Même si il est facile de faire dire bien des choses à un auteur ou artiste sur l’expression de son travail, et encore plus facilement lorsque ce dernier n’est plus là pour nous contredire, l’on peut penser que dans cette scène, l’auteur est voulu réaliser une métaphore avec les voyages symboliques de l’initiation. Ces voyages allégoriques de l’initiation maçonnique, expliqués par des auteurs comme Oswald Wirth ou Jules Boucher, qui précèdent l’instant où l’impétrant se voit revêtir le tablier d’apprenti. Son nouvel habit avec lequel il pourra désormais accomplir le rite, tout comme le torero revêt le traje de luce afin d’accomplir son rite. Il est intéressant de noter que l’allusion aux voyages est faite dès le début du livre, laissant ainsi à penser que si l’auteur a voulu planter un décor maçonnique dans son œuvre, il le fait dans l’ordre chronologique des choses.

Une autre métaphore est employée par Blasco Ibañez, lorsque Gallardo est décrit habillé et fendant la foule pour se rendre vers la calèche qui doit le mener aux arènes. L’auteur exprime que habillé de la sorte, le torero est un autre homme, un homme nouveau. Cela fait songer à ce qui est exprimé à propos de l’homme nouveau qu’est le franc-maçon nouvellement initié, porteur des attributs symboliques que sont le tablier et les gants. Ici aussi cette allusion est présentée au début du récit, comme si cette première scène de l’habillage de Juan Gallardo, permettait au lecteur d’assister à son initiation tauromachique afin de poursuivre l’histoire du torero.

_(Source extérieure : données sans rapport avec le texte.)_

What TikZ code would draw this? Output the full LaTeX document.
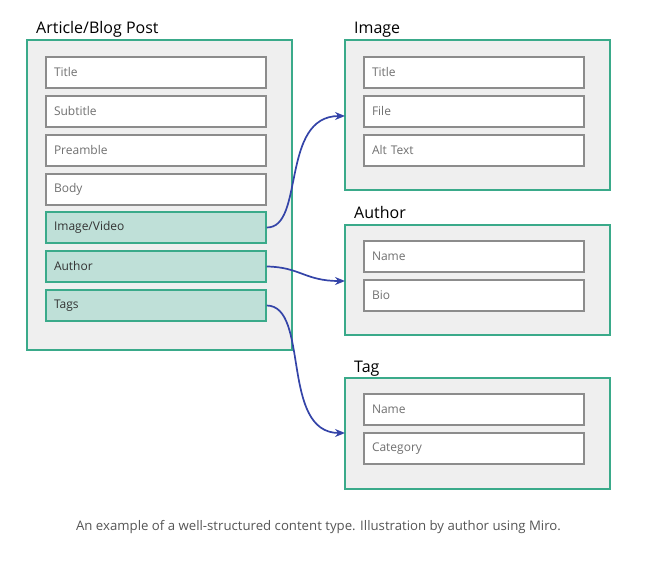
\documentclass[tikz,border=0pt]{standalone}
\usepackage{fontspec}
\setmainfont{Open Sans}
\usetikzlibrary{arrows.meta}
\definecolor{teal}{HTML}{3AAA8A}
\definecolor{panel}{HTML}{EFEFEF}
\definecolor{fieldline}{HTML}{8C8C8C}
\definecolor{fieldtext}{HTML}{707070}
\definecolor{hifill}{HTML}{BFE0D8}
\definecolor{arrowblue}{HTML}{3444A8}
\definecolor{captext}{HTML}{555555}
\begin{document}
\begin{tikzpicture}[x=1pt,y=-1pt,
  panelbox/.style={draw=teal,fill=panel,line width=1.4pt,inner sep=0pt},
  field/.style={draw=fieldline,fill=white,line width=1.5pt,minimum height=31pt,
    text width=204pt,inner xsep=8pt,inner ysep=0pt,align=left,
    font=\fontsize{12}{14}\selectfont,text=fieldtext},
  hifield/.style={field,draw=teal,fill=hifill,text=black!80},
  heading/.style={anchor=base west,inner sep=0pt,font=\fontsize{16}{19}\selectfont},
  link/.style={draw=arrowblue,line width=1.7pt,-{Stealth[length=10pt,width=8pt]}}]
\useasboundingbox (0,0) rectangle (653,561);
% panels
\node[panelbox,minimum width=265pt,minimum height=310pt] (art) at (159.5,195) {};
\node[panelbox,minimum width=265pt,minimum height=150pt] (img) at (477.5,115) {};
\node[panelbox,minimum width=265pt,minimum height=110pt] (aut) at (477.5,280) {};
\node[panelbox,minimum width=265pt,minimum height=111pt] (tag) at (477.5,433.5) {};
% headings
\node[heading] (hart) at (36,34) {Article/Blog Post};
\node[heading] (himg) at (354,34) {Image};
\node[heading] (haut) at (354,219) {Author};
\node[heading] (htag) at (354,372) {Tag};
% article fields
\node[field] (a1) at (156,72.5) {Title};
\node[field] (a2) at (156,111.5) {Subtitle};
\node[field] (a3) at (156,150.5) {Preamble};
\node[field] (a4) at (156,189.5) {Body};
\node[hifield] (a5) at (156,227.5) {Image/Video};
\node[hifield] (a6) at (156,266.5) {Author};
\node[hifield] (a7) at (156,305.5) {Tags};
% image fields
\node[field] (i1) at (474,72.5) {Title};
\node[field] (i2) at (474,111.5) {File};
\node[field] (i3) at (474,150.5) {Alt Text};
% author fields
\node[field] (u1) at (474,256.5) {Name};
\node[field] (u2) at (474,295.5) {Bio};
% tag fields
\node[field] (t1) at (474,409.5) {Name};
\node[field] (t2) at (474,448.5) {Category};
% connectors
\coordinate (eimg) at (345,116);
\coordinate (eaut) at (345,281);
\coordinate (etag) at (345,433);
\draw[link] (a5.east) .. controls (305,228) and (280,116) .. (eimg);
\draw[link] (a6.east) .. controls (300,267) and (305,281) .. (eaut);
\draw[link] (a7.east) .. controls (310,306) and (280,433) .. (etag);
% caption
\node[font=\fontsize{13.2}{16}\selectfont,text=captext] (cap) at (318.5,527) {An example of a well-structured content type. Illustration by author using Miro.};
\end{tikzpicture}
\end{document}
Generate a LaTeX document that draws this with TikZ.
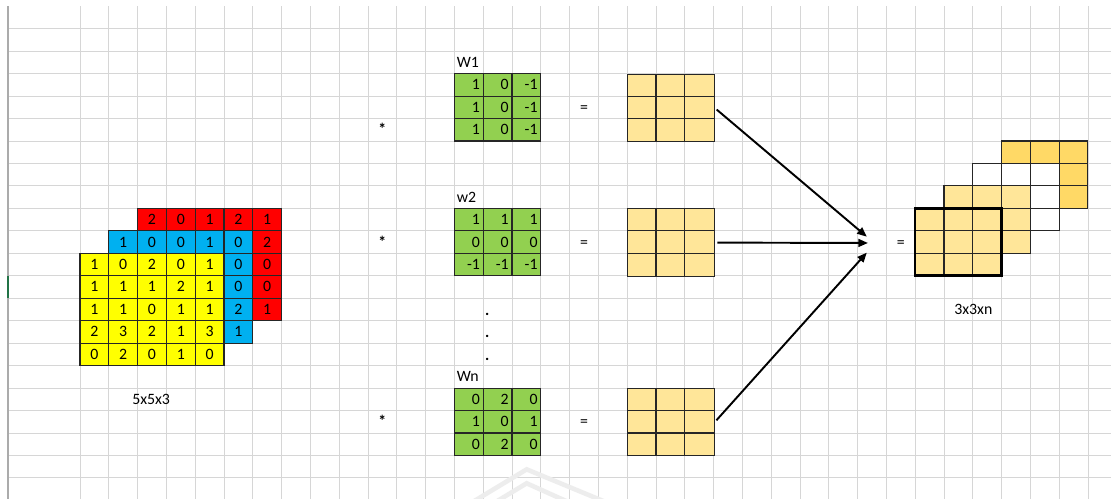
\documentclass[tikz,border=0pt]{standalone}
\usepackage{fontspec}
\setmainfont{Carlito}
\usetikzlibrary{arrows.meta}

\definecolor{sheetgrid}{HTML}{D6D6D6}
\definecolor{sheetedge}{HTML}{ABABAB}
\definecolor{selgreen}{HTML}{217346}
\definecolor{chred}{HTML}{FF0000}
\definecolor{chblue}{HTML}{00B0F0}
\definecolor{chyellow}{HTML}{FFFF00}
\definecolor{kgreen}{HTML}{92D050}
\definecolor{fmap}{HTML}{FFE699}
\definecolor{fmapdark}{HTML}{FFD966}

\tikzset{
  gridline/.style={sheetgrid, line width=0.5pt},
  cellbox/.style={draw=black!85, line width=0.6pt},
  num/.style={inner sep=0pt, font=\fontsize{9}{10}\selectfont},
  mapbox/.style={cellbox, fill=fmap, anchor=north west, inner sep=0pt,
    minimum width=1.728cm, minimum height=1.3476cm},
  conn/.style={line width=1.1pt, -{Triangle[length=5.5pt,width=4.5pt]}, shorten <=1.5pt},
}

% one 3x3 filter: #1 = top row, #2 = its values row by row
\newcommand{\kernelcells}[2]{%
  \foreach \row [count=\j from 0] in {#2}
    \foreach \v [count=\i from 0] in \row {
      \draw[cellbox, fill=kgreen] (13+\i,#1+\j) rectangle ++(1,1);
      \node[num, anchor=base east] (k#1-\j-\i) at (13.9+\i,#1+\j+0.72) {\v};
    }%
}

\begin{document}
\begin{tikzpicture}[x=0.576cm, y=-0.4492cm]
    % sheet area
    \useasboundingbox (-2.778,-0.278) rectangle (35.8,21.939);
    \fill[white] (-2.778,-0.278) rectangle (35.8,21.939);

    % cell grid
    \foreach \c in {0,...,35}
        \draw[gridline] (\c,0) -- (\c,21.939);
    \foreach \r in {1,...,21}
        \draw[gridline] (-2.5,\r) -- (35.8,\r);
    \draw[sheetedge, line width=1.1pt] (-2.5,0) -- (-2.5,21.939);
    \draw[selgreen, line width=1.4pt] (-2.5,12) -- (-2.5,13);

    % faint logo mark
    \draw[black!7, line width=2.6pt] (13.6,22.1) -- (15.51,20.62) -- (18.3,22.1);
    \draw[black!7, line width=2.6pt] (14.4,22.1) -- (15.51,21.24) -- (17,22.1);

    % input volume 5x5x3, back to front
    \foreach \fillc/\c/\r in {chred/2/9, chblue/1/10, chyellow/0/11}
        \foreach \i in {0,...,4}
            \foreach \j in {0,...,4}
                \draw[cellbox, fill=\fillc] (\c+\i,\r+\j) rectangle ++(1,1);

    \foreach \v [count=\i from 2] in {2,0,1,2,1}
        \node[num, anchor=base] (red-top-\i) at (\i+0.5,9.72) {\v};
    \foreach \v [count=\j from 10] in {2,0,0,1}
        \node[num, anchor=base] (red-side-\j) at (6.5,\j+0.72) {\v};
    \foreach \v [count=\i from 1] in {1,0,0,1,0}
        \node[num, anchor=base] (blue-top-\i) at (\i+0.5,10.72) {\v};
    \foreach \v [count=\j from 11] in {0,0,2,1}
        \node[num, anchor=base] (blue-side-\j) at (5.5,\j+0.72) {\v};
    \foreach \row [count=\j from 11] in {{1,0,2,0,1},{1,1,1,2,1},{1,1,0,1,1},{2,3,2,1,3},{0,2,0,1,0}}
        \foreach \v [count=\i from 0] in \row
            \node[num, anchor=base] (yel-\j-\i) at (\i+0.5,\j+0.72) {\v};
    \node[num, anchor=base] (inlbl) at (2.47,17.73) {5x5x3};

    % filters
    \node[num, anchor=base west] (w1lbl) at (13.07,2.72) {W1};
    \kernelcells{3}{{1,0,-1},{1,0,-1},{1,0,-1}}
    \node[num, anchor=base west] (w2lbl) at (13.07,8.72) {w2};
    \kernelcells{9}{{1,1,1},{0,0,0},{-1,-1,-1}}
    \node[num, anchor=base west] (wnlbl) at (13.07,16.72) {Wn};
    \kernelcells{17}{{0,2,0},{1,0,1},{0,2,0}}
    \foreach \r in {13,14,15}
        \node[num, anchor=base] (dot\r) at (14.14,\r+0.76) {\textbf{.}};

    % operators
    \foreach \r in {5,10,18}
        \node[num, anchor=base] (star\r) at (10.5,\r+0.72) {\textbf{*}};
    \foreach \r in {4,10,18}
        \node[num, anchor=base] (eq\r) at (17.5,\r+0.72) {=};

    % feature maps
    \node[mapbox] (map1) at (19,3) {};
    \node[mapbox] (map2) at (19,9) {};
    \node[mapbox] (map3) at (19,17) {};
    \foreach \r in {3,9,17}
        \foreach \k in {1,2} {
            \draw[cellbox] (19+\k,\r) -- (19+\k,\r+3);
            \draw[cellbox] (19,\r+\k) -- (22,\r+\k);
        }

    % stacking arrows
    \coordinate (in1) at (27.32,10.26);
    \coordinate (in2) at (27.36,10.54);
    \coordinate (in3) at (27.32,10.97);
    \draw[conn] (map1.east) -- (in1);
    \draw[conn] (map2.east) -- (in2);
    \draw[conn] (map3.east) -- (in3);

    % output volume 3x3xn, back to front
    \foreach \fillc/\c/\r in {fmapdark/32/6, white/31/7, fmap/30/8, fmap/29/9}
        \foreach \i in {0,1,2}
            \foreach \j in {0,1,2}
                \draw[cellbox, fill=\fillc] (\c+\i,\r+\j) rectangle ++(1,1);
    \draw[line width=1.5pt] (29,9) rectangle (32,12);
    \node[num, anchor=base] (eqout) at (28.5,10.72) {=};
    \node[num, anchor=base] (outlbl) at (31.02,13.73) {3x3xn};

\end{tikzpicture}
\end{document}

Les premières pages du livre nous invitent à faire connaissance avec des personnages qui ne sont pas anodins, puisque ils occupent des places importantes dans la société mais aussi dans la vie du torero. Ces fonctions, et pas des moindres, que l’on retrouve dans la conception d’une loge maçonnique. Ensuite viennent les allusions aux voyages symboliques, ainsi que l’apparition d’un homme nouveau après l’habillage. Pour qui prête un peu attention aux pensées pouvant être exprimées en filigrane dans un texte, il est à espérer que la poursuite de la lecture de ce classique de la littérature, offre encore quelques matières à juxtaposer avec la passion des toros.

(A suivre)…



*« Le drapeau noir, l’équerre et le compas » de Léo Campion, Éditions Alternatives Libertaires, 2004. Réimpression sous forme de brochure de l’édition de 1997 éditée par la Maison de la Solidarité et de la Fraternité et les éditions Alternatives Libertaires, tirage aujourd’hui épuisé. La première édition date de 1969, sous le titre « Les anarchistes dans la franc-maçonnerie ou Les Maillons Libertaires de la Chaîne d’Union » aux éditions Culture et Liberté. En 1978, ce livre fût publié pour tout public sous le titre qu’on lui connaît, aux éditions Goutal-Darly.